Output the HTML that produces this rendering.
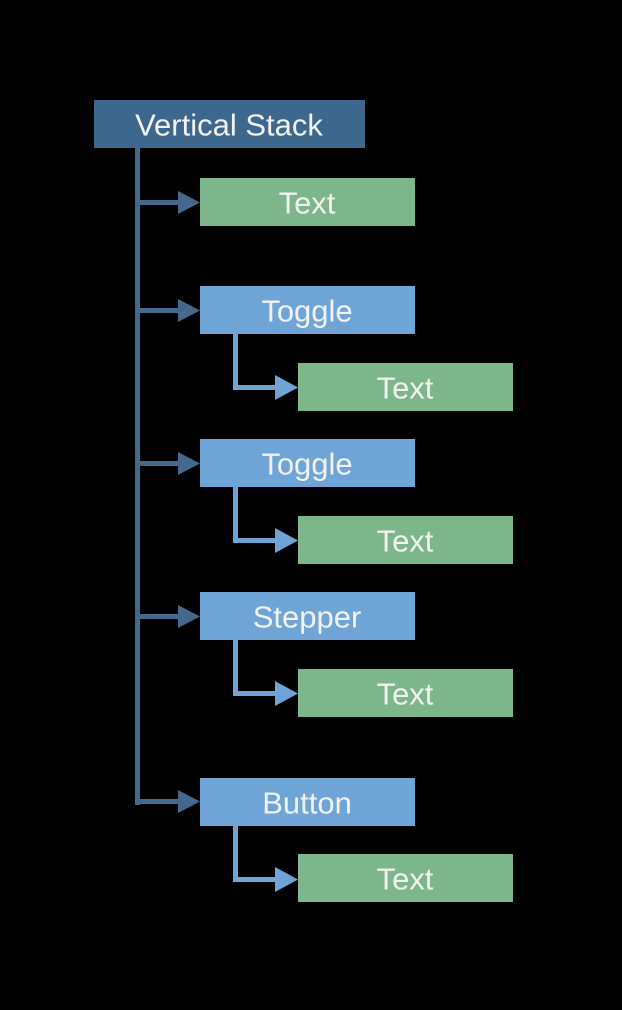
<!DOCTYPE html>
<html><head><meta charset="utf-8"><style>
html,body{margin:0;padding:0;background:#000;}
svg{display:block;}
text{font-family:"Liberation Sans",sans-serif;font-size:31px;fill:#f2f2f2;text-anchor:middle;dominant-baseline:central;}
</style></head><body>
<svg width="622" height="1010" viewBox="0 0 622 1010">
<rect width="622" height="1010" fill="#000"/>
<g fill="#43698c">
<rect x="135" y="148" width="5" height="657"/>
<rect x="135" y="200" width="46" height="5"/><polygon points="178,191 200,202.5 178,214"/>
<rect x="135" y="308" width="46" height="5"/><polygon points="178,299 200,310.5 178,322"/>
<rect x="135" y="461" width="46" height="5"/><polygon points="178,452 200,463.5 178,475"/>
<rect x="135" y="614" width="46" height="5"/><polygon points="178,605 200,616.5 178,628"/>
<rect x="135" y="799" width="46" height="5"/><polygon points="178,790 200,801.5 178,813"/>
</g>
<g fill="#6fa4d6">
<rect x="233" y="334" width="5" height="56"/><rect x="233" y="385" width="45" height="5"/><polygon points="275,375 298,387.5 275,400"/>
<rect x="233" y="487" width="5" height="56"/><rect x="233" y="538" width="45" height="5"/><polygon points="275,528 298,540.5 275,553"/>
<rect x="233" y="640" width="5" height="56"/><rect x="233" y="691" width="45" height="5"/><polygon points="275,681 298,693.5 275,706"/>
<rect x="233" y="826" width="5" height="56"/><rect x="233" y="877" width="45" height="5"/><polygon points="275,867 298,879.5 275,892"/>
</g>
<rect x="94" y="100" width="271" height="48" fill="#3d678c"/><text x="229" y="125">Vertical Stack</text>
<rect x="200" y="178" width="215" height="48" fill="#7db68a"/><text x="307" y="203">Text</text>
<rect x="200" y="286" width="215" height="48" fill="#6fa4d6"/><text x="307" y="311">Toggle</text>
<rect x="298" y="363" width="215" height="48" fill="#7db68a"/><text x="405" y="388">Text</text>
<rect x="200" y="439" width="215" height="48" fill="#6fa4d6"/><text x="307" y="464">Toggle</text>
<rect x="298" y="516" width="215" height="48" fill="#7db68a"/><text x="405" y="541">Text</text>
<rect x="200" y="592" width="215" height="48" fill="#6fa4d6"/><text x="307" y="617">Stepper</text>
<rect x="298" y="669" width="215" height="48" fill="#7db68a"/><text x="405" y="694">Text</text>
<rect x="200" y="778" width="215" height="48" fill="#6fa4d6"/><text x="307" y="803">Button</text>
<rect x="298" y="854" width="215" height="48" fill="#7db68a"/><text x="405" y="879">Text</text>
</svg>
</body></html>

━━━

Write the full listing out again with every line unchanged, but include no pictures.

Output the HTML that produces this rendering.
<!DOCTYPE html>
<html><head><meta charset="utf-8"><style>
html,body{margin:0;padding:0;background:#000;}
svg{display:block;}
text{font-family:"Liberation Sans",sans-serif;font-size:31px;fill:#f2f2f2;text-anchor:middle;dominant-baseline:central;}
</style></head><body>
<svg width="622" height="1010" viewBox="0 0 622 1010">
<rect width="622" height="1010" fill="#000"/>
<g fill="#43698c">
<rect x="135" y="148" width="5" height="657"/>
<rect x="135" y="200" width="46" height="5"/><polygon points="178,191 200,202.5 178,214"/>
<rect x="135" y="308" width="46" height="5"/><polygon points="178,299 200,310.5 178,322"/>
<rect x="135" y="461" width="46" height="5"/><polygon points="178,452 200,463.5 178,475"/>
<rect x="135" y="614" width="46" height="5"/><polygon points="178,605 200,616.5 178,628"/>
<rect x="135" y="799" width="46" height="5"/><polygon points="178,790 200,801.5 178,813"/>
</g>
<g fill="#6fa4d6">
<rect x="233" y="334" width="5" height="56"/><rect x="233" y="385" width="45" height="5"/><polygon points="275,375 298,387.5 275,400"/>
<rect x="233" y="487" width="5" height="56"/><rect x="233" y="538" width="45" height="5"/><polygon points="275,528 298,540.5 275,553"/>
<rect x="233" y="640" width="5" height="56"/><rect x="233" y="691" width="45" height="5"/><polygon points="275,681 298,693.5 275,706"/>
<rect x="233" y="826" width="5" height="56"/><rect x="233" y="877" width="45" height="5"/><polygon points="275,867 298,879.5 275,892"/>
</g>
<rect x="94" y="100" width="271" height="48" fill="#3d678c"/><text x="229" y="125">Vertical Stack</text>
<rect x="200" y="178" width="215" height="48" fill="#7db68a"/><text x="307" y="203">Text</text>
<rect x="200" y="286" width="215" height="48" fill="#6fa4d6"/><text x="307" y="311">Toggle</text>
<rect x="298" y="363" width="215" height="48" fill="#7db68a"/><text x="405" y="388">Text</text>
<rect x="200" y="439" width="215" height="48" fill="#6fa4d6"/><text x="307" y="464">Toggle</text>
<rect x="298" y="516" width="215" height="48" fill="#7db68a"/><text x="405" y="541">Text</text>
<rect x="200" y="592" width="215" height="48" fill="#6fa4d6"/><text x="307" y="617">Stepper</text>
<rect x="298" y="669" width="215" height="48" fill="#7db68a"/><text x="405" y="694">Text</text>
<rect x="200" y="778" width="215" height="48" fill="#6fa4d6"/><text x="307" y="803">Button</text>
<rect x="298" y="854" width="215" height="48" fill="#7db68a"/><text x="405" y="879">Text</text>
</svg>
</body></html>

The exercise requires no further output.